TO BE DONE: Copy exactly the lines from the start of the material through the line with "const referenceValue = 100;". Pictures stay out of the copy.

---

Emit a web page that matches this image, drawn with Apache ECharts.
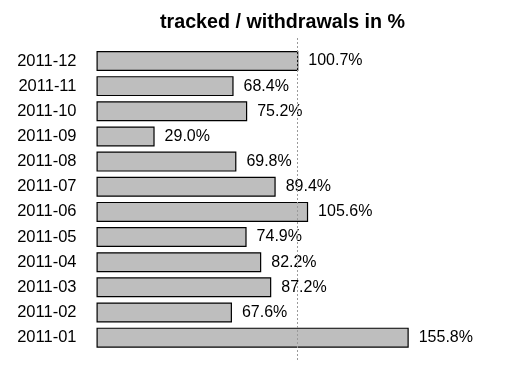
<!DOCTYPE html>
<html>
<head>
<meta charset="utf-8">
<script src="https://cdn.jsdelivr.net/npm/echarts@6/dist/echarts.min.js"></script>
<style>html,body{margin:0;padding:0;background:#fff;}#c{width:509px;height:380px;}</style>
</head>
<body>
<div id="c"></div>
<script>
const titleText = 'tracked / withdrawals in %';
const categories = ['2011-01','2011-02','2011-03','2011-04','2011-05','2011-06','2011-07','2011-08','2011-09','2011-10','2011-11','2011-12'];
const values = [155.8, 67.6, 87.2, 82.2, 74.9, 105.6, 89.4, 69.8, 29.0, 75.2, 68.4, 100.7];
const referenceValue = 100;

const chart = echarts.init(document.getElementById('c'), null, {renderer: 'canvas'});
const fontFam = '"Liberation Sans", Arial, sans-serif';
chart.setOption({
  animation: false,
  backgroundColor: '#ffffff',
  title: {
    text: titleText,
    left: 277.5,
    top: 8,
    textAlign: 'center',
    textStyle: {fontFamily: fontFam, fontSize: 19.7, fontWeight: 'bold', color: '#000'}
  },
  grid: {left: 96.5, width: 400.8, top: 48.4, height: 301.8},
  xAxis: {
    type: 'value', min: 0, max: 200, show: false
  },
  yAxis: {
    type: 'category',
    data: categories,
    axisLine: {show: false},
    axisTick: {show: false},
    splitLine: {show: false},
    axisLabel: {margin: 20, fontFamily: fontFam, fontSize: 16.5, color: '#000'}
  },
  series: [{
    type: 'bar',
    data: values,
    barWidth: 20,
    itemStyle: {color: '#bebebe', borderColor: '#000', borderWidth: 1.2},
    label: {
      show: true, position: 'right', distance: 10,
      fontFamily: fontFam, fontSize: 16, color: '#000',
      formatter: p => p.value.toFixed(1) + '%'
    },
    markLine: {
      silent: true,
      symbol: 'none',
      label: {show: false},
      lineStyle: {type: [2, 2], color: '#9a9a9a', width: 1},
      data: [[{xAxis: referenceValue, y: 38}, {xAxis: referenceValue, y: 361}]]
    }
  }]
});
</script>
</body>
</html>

---

SOLUTION FOR THIS TASK:
Emit a web page that matches this image, drawn with Apache ECharts.
<!DOCTYPE html>
<html>
<head>
<meta charset="utf-8">
<script src="https://cdn.jsdelivr.net/npm/echarts@6/dist/echarts.min.js"></script>
<style>html,body{margin:0;padding:0;background:#fff;}#c{width:509px;height:380px;}</style>
</head>
<body>
<div id="c"></div>
<script>
const titleText = 'tracked / withdrawals in %';
const categories = ['2011-01','2011-02','2011-03','2011-04','2011-05','2011-06','2011-07','2011-08','2011-09','2011-10','2011-11','2011-12'];
const values = [155.8, 67.6, 87.2, 82.2, 74.9, 105.6, 89.4, 69.8, 29.0, 75.2, 68.4, 100.7];
const referenceValue = 100;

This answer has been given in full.